▶ **TASK GOAL**:
Every line below should be copied exactly; drop the pictures.

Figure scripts
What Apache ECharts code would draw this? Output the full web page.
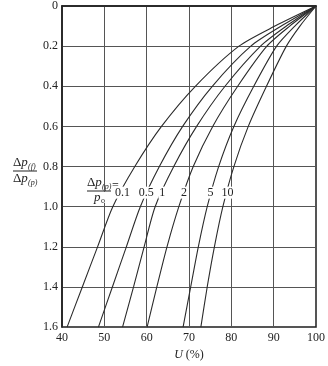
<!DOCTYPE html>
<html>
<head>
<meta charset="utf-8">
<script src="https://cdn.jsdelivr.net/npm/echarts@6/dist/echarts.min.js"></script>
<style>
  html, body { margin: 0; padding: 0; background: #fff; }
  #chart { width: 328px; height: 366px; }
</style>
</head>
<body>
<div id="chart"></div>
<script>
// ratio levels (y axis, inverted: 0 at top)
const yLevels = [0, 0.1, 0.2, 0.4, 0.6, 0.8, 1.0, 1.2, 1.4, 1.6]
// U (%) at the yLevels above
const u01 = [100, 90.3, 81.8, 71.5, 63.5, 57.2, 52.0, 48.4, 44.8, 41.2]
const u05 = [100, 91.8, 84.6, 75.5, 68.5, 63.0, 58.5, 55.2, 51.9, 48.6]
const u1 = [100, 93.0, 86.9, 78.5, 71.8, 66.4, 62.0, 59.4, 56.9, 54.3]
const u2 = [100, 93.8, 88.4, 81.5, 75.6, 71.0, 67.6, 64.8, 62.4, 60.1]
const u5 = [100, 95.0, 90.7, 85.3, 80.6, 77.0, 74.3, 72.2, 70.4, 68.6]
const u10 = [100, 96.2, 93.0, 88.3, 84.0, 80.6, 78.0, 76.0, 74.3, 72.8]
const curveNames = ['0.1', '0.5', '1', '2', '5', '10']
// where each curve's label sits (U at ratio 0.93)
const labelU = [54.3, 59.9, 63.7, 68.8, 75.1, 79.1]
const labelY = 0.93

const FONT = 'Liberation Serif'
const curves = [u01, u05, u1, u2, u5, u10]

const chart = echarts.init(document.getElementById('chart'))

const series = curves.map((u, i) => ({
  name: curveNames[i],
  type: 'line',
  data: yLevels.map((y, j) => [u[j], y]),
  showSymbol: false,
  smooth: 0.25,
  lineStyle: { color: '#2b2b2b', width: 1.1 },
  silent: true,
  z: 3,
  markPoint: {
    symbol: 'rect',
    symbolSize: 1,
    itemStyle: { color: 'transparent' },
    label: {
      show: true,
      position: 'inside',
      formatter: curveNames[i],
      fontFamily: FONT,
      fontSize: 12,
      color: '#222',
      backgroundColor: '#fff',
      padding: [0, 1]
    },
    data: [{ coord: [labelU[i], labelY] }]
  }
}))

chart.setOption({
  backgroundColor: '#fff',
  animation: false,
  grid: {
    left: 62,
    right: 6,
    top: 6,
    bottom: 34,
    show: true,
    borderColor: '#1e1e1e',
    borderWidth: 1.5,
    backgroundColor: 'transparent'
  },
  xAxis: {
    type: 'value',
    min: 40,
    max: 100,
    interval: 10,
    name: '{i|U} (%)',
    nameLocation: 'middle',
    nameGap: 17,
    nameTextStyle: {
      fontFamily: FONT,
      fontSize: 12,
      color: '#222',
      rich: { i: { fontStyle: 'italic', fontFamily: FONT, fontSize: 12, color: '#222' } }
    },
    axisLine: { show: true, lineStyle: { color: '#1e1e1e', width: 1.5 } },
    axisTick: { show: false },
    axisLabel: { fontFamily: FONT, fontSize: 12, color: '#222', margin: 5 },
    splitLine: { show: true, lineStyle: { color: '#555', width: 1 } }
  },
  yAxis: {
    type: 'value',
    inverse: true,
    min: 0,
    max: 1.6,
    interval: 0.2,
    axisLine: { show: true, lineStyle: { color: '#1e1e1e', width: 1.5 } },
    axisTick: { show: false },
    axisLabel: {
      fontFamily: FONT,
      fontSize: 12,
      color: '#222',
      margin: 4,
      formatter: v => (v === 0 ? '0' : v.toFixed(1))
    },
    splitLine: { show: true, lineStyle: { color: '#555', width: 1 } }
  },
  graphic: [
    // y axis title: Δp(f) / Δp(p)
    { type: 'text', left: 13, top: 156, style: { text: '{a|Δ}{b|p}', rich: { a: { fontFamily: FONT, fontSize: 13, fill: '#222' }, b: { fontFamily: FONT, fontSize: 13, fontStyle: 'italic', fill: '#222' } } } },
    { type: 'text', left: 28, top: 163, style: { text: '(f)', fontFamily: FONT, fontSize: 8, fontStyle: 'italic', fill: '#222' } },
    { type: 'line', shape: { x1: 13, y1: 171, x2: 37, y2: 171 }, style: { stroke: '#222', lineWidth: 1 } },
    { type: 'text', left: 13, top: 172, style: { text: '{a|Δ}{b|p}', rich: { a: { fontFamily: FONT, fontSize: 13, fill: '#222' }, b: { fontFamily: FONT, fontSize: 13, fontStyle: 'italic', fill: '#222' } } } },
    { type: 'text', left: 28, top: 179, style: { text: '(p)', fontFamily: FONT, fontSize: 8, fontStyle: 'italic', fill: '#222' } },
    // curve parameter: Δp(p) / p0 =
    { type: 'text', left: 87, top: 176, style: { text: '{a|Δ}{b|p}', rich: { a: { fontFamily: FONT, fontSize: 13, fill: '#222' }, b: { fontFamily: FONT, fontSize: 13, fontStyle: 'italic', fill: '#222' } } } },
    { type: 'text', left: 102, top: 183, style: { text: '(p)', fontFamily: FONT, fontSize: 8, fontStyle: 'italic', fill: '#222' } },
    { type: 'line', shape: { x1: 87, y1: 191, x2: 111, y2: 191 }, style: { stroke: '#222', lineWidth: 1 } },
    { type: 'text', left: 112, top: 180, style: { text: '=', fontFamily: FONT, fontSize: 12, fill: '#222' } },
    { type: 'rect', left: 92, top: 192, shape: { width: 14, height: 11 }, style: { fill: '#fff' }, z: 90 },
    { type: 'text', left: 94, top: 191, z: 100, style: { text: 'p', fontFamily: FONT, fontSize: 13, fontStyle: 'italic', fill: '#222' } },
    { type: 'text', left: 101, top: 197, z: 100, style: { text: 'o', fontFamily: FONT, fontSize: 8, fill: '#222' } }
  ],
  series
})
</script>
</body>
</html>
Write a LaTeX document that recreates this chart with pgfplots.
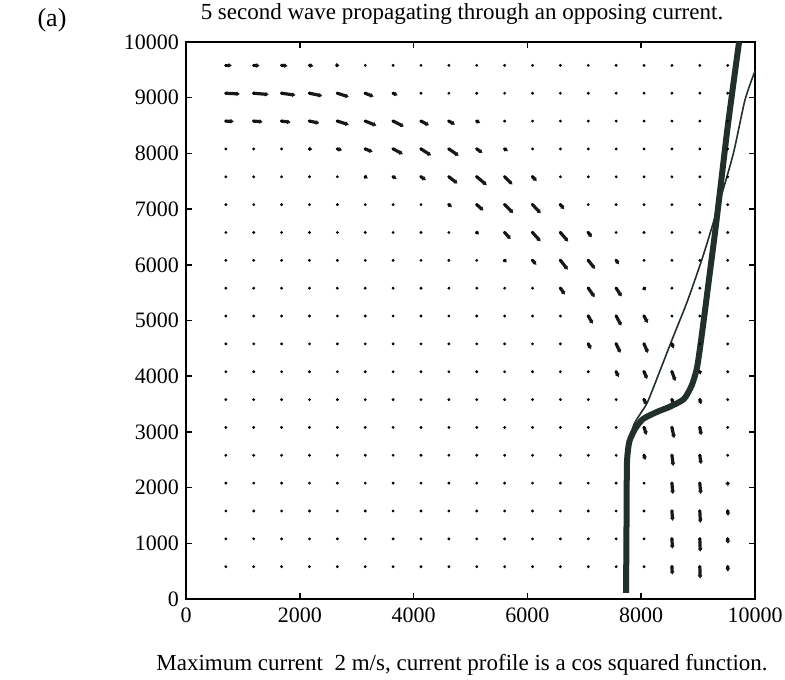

▶ **WORKED SOLUTION**:
What Apache ECharts code would draw this? Output the full web page.
<!DOCTYPE html>
<html>
<head>
<meta charset="utf-8">
<script src="https://cdn.jsdelivr.net/npm/echarts@6/dist/echarts.min.js"></script>
<style>
  html, body { margin: 0; padding: 0; background: #fff; }
  #chart { width: 328px; height: 366px; }
</style>
</head>
<body>
<div id="chart"></div>
<script>
// ratio levels (y axis, inverted: 0 at top)
const yLevels = [0, 0.1, 0.2, 0.4, 0.6, 0.8, 1.0, 1.2, 1.4, 1.6]
// U (%) at the yLevels above
const u01 = [100, 90.3, 81.8, 71.5, 63.5, 57.2, 52.0, 48.4, 44.8, 41.2]
const u05 = [100, 91.8, 84.6, 75.5, 68.5, 63.0, 58.5, 55.2, 51.9, 48.6]
const u1 = [100, 93.0, 86.9, 78.5, 71.8, 66.4, 62.0, 59.4, 56.9, 54.3]
const u2 = [100, 93.8, 88.4, 81.5, 75.6, 71.0, 67.6, 64.8, 62.4, 60.1]
const u5 = [100, 95.0, 90.7, 85.3, 80.6, 77.0, 74.3, 72.2, 70.4, 68.6]
const u10 = [100, 96.2, 93.0, 88.3, 84.0, 80.6, 78.0, 76.0, 74.3, 72.8]
const curveNames = ['0.1', '0.5', '1', '2', '5', '10']
// where each curve's label sits (U at ratio 0.93)
const labelU = [54.3, 59.9, 63.7, 68.8, 75.1, 79.1]
const labelY = 0.93

const FONT = 'Liberation Serif'
const curves = [u01, u05, u1, u2, u5, u10]

const chart = echarts.init(document.getElementById('chart'))

const series = curves.map((u, i) => ({
  name: curveNames[i],
  type: 'line',
  data: yLevels.map((y, j) => [u[j], y]),
  showSymbol: false,
  smooth: 0.25,
  lineStyle: { color: '#2b2b2b', width: 1.1 },
  silent: true,
  z: 3,
  markPoint: {
    symbol: 'rect',
    symbolSize: 1,
    itemStyle: { color: 'transparent' },
    label: {
      show: true,
      position: 'inside',
      formatter: curveNames[i],
      fontFamily: FONT,
      fontSize: 12,
      color: '#222',
      backgroundColor: '#fff',
      padding: [0, 1]
    },
    data: [{ coord: [labelU[i], labelY] }]
  }
}))

chart.setOption({
  backgroundColor: '#fff',
  animation: false,
  grid: {
    left: 62,
    right: 6,
    top: 6,
    bottom: 34,
    show: true,
    borderColor: '#1e1e1e',
    borderWidth: 1.5,
    backgroundColor: 'transparent'
  },
  xAxis: {
    type: 'value',
    min: 40,
    max: 100,
    interval: 10,
    name: '{i|U} (%)',
    nameLocation: 'middle',
    nameGap: 17,
    nameTextStyle: {
      fontFamily: FONT,
      fontSize: 12,
      color: '#222',
      rich: { i: { fontStyle: 'italic', fontFamily: FONT, fontSize: 12, color: '#222' } }
    },
    axisLine: { show: true, lineStyle: { color: '#1e1e1e', width: 1.5 } },
    axisTick: { show: false },
    axisLabel: { fontFamily: FONT, fontSize: 12, color: '#222', margin: 5 },
    splitLine: { show: true, lineStyle: { color: '#555', width: 1 } }
  },
  yAxis: {
    type: 'value',
    inverse: true,
    min: 0,
    max: 1.6,
    interval: 0.2,
    axisLine: { show: true, lineStyle: { color: '#1e1e1e', width: 1.5 } },
    axisTick: { show: false },
    axisLabel: {
      fontFamily: FONT,
      fontSize: 12,
      color: '#222',
      margin: 4,
      formatter: v => (v === 0 ? '0' : v.toFixed(1))
    },
    splitLine: { show: true, lineStyle: { color: '#555', width: 1 } }
  },
  graphic: [
    // y axis title: Δp(f) / Δp(p)
    { type: 'text', left: 13, top: 156, style: { text: '{a|Δ}{b|p}', rich: { a: { fontFamily: FONT, fontSize: 13, fill: '#222' }, b: { fontFamily: FONT, fontSize: 13, fontStyle: 'italic', fill: '#222' } } } },
    { type: 'text', left: 28, top: 163, style: { text: '(f)', fontFamily: FONT, fontSize: 8, fontStyle: 'italic', fill: '#222' } },
    { type: 'line', shape: { x1: 13, y1: 171, x2: 37, y2: 171 }, style: { stroke: '#222', lineWidth: 1 } },
    { type: 'text', left: 13, top: 172, style: { text: '{a|Δ}{b|p}', rich: { a: { fontFamily: FONT, fontSize: 13, fill: '#222' }, b: { fontFamily: FONT, fontSize: 13, fontStyle: 'italic', fill: '#222' } } } },
    { type: 'text', left: 28, top: 179, style: { text: '(p)', fontFamily: FONT, fontSize: 8, fontStyle: 'italic', fill: '#222' } },
    // curve parameter: Δp(p) / p0 =
    { type: 'text', left: 87, top: 176, style: { text: '{a|Δ}{b|p}', rich: { a: { fontFamily: FONT, fontSize: 13, fill: '#222' }, b: { fontFamily: FONT, fontSize: 13, fontStyle: 'italic', fill: '#222' } } } },
    { type: 'text', left: 102, top: 183, style: { text: '(p)', fontFamily: FONT, fontSize: 8, fontStyle: 'italic', fill: '#222' } },
    { type: 'line', shape: { x1: 87, y1: 191, x2: 111, y2: 191 }, style: { stroke: '#222', lineWidth: 1 } },
    { type: 'text', left: 112, top: 180, style: { text: '=', fontFamily: FONT, fontSize: 12, fill: '#222' } },
    { type: 'rect', left: 92, top: 192, shape: { width: 14, height: 11 }, style: { fill: '#fff' }, z: 90 },
    { type: 'text', left: 94, top: 191, z: 100, style: { text: 'p', fontFamily: FONT, fontSize: 13, fontStyle: 'italic', fill: '#222' } },
    { type: 'text', left: 101, top: 197, z: 100, style: { text: 'o', fontFamily: FONT, fontSize: 8, fill: '#222' } }
  ],
  series
})
</script>
</body>
</html>
Write a LaTeX document that recreates this chart with pgfplots.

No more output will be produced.